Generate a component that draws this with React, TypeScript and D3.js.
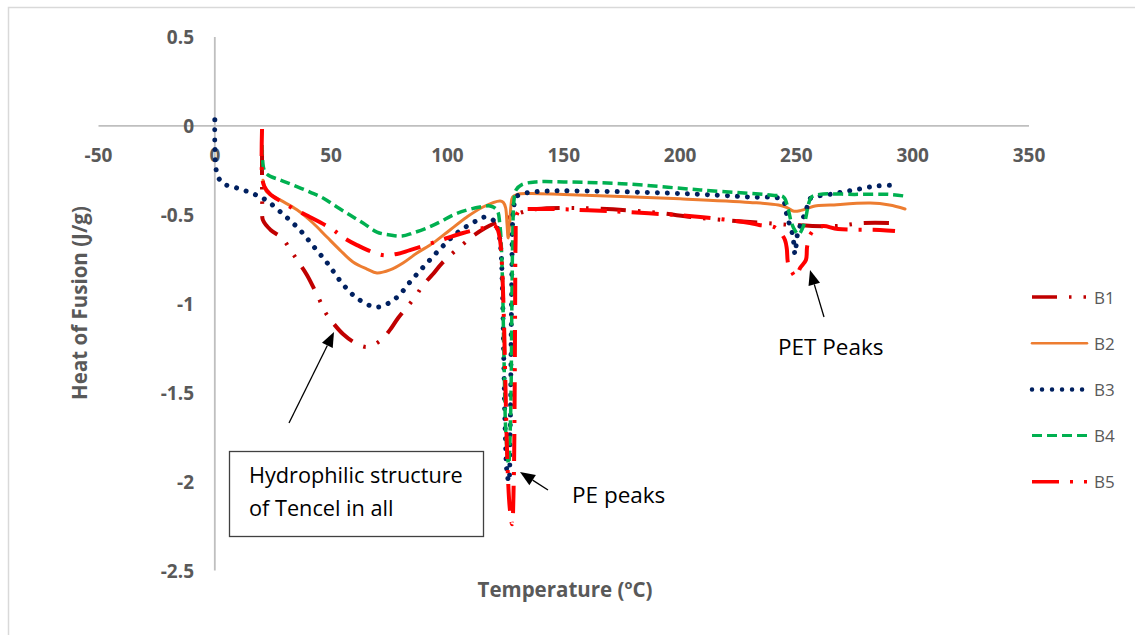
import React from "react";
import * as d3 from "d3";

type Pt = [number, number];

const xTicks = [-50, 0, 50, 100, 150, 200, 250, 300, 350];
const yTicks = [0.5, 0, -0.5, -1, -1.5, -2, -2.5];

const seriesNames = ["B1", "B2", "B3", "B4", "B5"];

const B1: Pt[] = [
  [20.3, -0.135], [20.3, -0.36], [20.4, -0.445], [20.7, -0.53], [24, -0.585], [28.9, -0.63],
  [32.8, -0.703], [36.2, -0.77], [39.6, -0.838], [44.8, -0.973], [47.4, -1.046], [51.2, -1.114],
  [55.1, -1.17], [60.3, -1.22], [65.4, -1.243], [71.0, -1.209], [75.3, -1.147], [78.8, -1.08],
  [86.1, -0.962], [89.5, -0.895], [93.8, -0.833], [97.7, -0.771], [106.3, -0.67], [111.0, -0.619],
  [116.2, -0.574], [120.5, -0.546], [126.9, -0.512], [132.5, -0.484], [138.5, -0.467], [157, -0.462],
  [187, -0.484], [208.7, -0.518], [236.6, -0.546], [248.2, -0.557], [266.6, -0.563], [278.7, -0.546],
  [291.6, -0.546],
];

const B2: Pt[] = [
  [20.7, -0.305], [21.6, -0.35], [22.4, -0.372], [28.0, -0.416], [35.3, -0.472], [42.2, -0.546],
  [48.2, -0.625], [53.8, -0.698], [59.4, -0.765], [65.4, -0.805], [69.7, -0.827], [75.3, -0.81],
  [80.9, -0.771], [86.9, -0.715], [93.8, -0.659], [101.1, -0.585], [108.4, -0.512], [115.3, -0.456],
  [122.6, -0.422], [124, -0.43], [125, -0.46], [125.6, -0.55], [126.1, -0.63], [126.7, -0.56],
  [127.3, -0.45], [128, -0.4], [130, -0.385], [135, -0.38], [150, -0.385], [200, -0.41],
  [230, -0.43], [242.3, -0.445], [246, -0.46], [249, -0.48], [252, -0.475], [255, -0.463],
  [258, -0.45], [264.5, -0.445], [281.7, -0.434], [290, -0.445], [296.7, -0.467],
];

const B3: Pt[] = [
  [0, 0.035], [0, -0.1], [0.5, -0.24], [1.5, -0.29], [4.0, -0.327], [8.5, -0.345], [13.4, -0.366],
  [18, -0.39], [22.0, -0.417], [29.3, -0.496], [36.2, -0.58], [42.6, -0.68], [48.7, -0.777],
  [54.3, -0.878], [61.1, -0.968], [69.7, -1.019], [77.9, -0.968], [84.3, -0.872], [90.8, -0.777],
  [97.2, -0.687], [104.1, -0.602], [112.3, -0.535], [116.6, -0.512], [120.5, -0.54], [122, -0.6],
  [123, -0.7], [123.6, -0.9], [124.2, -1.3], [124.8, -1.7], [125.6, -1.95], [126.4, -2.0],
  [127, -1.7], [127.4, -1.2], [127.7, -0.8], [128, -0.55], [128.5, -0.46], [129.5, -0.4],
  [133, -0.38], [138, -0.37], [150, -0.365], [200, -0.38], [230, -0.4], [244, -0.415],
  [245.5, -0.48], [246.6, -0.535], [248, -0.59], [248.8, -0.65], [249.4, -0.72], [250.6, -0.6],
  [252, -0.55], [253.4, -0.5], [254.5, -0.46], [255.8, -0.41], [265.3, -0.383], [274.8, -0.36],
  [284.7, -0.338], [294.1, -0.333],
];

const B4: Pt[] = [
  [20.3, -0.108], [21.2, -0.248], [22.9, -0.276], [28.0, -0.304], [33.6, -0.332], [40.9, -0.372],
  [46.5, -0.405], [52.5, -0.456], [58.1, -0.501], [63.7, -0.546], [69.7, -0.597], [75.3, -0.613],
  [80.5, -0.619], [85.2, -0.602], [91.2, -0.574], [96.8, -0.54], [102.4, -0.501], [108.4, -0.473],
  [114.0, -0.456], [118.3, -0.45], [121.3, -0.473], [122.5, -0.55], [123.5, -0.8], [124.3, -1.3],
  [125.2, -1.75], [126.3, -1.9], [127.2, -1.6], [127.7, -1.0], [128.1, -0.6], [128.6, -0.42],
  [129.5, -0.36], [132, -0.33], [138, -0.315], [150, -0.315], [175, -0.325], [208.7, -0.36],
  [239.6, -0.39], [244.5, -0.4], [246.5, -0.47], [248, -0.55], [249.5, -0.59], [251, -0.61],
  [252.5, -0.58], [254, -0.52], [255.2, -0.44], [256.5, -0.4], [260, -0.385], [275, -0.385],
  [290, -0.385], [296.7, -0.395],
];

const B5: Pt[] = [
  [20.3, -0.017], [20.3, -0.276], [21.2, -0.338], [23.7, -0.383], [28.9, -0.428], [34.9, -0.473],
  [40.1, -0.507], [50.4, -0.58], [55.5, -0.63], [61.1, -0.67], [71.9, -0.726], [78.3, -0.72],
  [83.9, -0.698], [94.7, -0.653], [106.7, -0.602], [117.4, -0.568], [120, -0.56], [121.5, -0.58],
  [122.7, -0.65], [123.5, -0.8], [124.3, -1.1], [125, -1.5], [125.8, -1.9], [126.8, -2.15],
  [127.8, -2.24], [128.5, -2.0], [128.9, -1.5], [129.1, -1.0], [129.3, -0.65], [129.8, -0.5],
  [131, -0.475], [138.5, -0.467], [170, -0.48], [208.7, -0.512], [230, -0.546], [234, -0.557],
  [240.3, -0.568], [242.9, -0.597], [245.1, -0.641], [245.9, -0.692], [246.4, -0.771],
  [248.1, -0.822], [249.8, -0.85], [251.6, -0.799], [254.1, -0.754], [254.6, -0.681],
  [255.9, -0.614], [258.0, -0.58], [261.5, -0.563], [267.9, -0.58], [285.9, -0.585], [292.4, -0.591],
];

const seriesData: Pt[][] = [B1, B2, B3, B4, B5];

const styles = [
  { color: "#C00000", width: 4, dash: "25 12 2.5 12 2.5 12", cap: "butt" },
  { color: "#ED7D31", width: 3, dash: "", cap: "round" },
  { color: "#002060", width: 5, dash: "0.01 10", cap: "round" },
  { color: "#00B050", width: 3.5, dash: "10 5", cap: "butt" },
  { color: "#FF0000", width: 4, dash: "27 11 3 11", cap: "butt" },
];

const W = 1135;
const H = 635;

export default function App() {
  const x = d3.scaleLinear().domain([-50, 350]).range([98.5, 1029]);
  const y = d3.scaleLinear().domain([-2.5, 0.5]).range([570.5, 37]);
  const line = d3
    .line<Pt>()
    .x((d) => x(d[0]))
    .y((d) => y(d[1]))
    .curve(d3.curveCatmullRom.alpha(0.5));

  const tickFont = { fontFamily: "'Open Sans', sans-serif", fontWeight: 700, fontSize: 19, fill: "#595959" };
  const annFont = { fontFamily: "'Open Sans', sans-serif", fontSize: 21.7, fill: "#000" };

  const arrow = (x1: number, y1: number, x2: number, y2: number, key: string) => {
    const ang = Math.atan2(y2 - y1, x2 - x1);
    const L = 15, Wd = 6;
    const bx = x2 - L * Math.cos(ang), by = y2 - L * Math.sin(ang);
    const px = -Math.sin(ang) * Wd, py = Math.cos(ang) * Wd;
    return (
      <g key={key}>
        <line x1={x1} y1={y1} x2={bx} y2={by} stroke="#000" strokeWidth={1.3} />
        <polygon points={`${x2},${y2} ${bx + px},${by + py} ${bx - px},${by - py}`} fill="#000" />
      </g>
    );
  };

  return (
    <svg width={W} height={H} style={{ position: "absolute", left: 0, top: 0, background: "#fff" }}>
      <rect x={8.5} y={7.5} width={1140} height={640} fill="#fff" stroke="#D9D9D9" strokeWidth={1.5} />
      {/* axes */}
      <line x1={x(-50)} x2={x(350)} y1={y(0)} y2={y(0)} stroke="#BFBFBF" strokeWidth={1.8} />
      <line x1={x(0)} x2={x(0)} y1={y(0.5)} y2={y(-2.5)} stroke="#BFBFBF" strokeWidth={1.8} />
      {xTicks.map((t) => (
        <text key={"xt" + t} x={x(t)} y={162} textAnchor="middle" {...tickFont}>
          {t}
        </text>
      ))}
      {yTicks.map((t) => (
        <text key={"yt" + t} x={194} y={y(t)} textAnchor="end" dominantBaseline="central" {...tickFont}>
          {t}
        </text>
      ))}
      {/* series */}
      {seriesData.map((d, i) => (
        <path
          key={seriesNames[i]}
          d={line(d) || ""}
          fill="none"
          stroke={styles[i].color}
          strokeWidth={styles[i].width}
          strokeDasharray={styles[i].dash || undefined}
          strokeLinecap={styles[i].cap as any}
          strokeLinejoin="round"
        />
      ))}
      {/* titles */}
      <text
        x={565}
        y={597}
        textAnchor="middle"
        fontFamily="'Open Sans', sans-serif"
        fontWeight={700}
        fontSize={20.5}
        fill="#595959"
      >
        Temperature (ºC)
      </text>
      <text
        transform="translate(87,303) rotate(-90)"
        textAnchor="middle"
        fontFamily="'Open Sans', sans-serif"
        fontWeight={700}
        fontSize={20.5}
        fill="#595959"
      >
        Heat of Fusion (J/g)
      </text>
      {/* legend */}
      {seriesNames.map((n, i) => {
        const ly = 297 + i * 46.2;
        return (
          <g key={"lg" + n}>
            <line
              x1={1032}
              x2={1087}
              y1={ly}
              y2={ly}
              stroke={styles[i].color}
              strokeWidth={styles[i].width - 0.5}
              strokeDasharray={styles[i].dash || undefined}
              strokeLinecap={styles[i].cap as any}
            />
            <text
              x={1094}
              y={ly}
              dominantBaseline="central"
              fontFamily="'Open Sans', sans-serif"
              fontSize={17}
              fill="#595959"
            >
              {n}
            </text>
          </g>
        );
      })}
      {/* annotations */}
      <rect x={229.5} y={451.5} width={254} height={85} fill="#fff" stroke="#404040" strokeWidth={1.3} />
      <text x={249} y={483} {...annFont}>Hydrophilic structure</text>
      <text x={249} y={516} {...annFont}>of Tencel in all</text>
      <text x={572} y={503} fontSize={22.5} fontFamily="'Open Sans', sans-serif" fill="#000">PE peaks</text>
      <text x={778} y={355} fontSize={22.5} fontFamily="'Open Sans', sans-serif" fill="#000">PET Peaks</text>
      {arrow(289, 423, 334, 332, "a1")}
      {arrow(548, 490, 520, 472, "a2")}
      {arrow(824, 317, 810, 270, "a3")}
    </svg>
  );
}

+-------+

What needs to be done: Take the material above from its first line through the line holding "const yTicks = [0.5, 0, -0.5, -1, -1.5, -2, -2.5];" and set it down exactly, without the pictures.

Expected output:
Generate a component that draws this with React, TypeScript and D3.js.
import React from "react";
import * as d3 from "d3";

type Pt = [number, number];

const xTicks = [-50, 0, 50, 100, 150, 200, 250, 300, 350];
const yTicks = [0.5, 0, -0.5, -1, -1.5, -2, -2.5];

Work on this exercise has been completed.